### MATERIAL PROVIDED

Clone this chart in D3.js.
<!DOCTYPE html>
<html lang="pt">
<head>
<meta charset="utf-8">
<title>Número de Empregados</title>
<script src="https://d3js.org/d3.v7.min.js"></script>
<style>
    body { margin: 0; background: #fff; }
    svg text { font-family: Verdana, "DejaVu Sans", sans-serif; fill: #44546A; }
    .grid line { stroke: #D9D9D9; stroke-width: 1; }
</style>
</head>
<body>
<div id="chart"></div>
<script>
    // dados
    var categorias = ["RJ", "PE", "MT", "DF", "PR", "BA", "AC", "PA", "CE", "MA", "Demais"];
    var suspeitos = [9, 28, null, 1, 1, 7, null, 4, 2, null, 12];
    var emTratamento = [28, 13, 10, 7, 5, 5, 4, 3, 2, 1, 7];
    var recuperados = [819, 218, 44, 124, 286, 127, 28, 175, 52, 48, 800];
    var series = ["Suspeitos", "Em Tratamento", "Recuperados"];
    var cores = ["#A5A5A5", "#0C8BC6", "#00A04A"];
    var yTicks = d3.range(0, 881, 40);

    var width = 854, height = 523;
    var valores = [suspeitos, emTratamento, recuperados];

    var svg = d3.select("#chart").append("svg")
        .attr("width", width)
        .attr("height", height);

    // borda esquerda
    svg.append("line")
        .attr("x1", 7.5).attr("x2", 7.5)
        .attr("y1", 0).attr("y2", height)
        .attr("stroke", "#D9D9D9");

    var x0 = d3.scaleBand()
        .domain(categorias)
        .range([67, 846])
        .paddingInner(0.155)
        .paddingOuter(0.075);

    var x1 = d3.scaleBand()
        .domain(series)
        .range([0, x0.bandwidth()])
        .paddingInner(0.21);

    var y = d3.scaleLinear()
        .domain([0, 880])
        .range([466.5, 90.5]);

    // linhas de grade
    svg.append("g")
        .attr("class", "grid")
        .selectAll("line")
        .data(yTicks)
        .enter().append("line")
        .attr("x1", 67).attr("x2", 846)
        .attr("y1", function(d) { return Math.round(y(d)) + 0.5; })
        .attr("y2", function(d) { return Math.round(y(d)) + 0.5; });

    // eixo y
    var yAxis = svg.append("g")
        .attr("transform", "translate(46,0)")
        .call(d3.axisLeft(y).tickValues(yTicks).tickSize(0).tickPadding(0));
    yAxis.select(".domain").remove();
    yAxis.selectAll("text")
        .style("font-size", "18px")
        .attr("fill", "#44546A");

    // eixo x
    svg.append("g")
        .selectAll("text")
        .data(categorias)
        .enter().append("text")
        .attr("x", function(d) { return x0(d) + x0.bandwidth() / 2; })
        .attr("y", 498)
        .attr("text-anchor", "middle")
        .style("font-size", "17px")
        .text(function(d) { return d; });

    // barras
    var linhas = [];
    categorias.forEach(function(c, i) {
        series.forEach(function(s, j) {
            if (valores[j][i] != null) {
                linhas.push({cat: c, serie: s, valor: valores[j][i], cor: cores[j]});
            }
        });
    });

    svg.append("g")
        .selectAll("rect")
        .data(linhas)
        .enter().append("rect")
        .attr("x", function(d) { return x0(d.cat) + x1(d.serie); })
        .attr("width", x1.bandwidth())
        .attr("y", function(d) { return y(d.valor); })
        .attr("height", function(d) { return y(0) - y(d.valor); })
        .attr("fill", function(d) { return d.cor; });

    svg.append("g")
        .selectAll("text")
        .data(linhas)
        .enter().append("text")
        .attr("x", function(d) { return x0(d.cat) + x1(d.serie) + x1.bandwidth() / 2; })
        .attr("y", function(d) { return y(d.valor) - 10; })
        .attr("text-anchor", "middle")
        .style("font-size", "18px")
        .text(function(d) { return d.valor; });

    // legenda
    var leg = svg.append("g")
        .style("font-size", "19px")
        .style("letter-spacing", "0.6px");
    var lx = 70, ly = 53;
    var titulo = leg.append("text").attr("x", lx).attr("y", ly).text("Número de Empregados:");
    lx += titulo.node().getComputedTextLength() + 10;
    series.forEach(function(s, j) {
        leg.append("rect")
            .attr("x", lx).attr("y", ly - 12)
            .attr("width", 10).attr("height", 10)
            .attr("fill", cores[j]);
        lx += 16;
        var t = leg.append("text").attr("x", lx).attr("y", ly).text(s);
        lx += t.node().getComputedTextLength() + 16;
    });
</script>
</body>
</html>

### STATED GOAL
Search the data for "chart" and list every line in which it occurs.

### COMPLETE ANSWER
Clone this chart in D3.js.
<div id="chart"></div>
    var svg = d3.select("#chart").append("svg")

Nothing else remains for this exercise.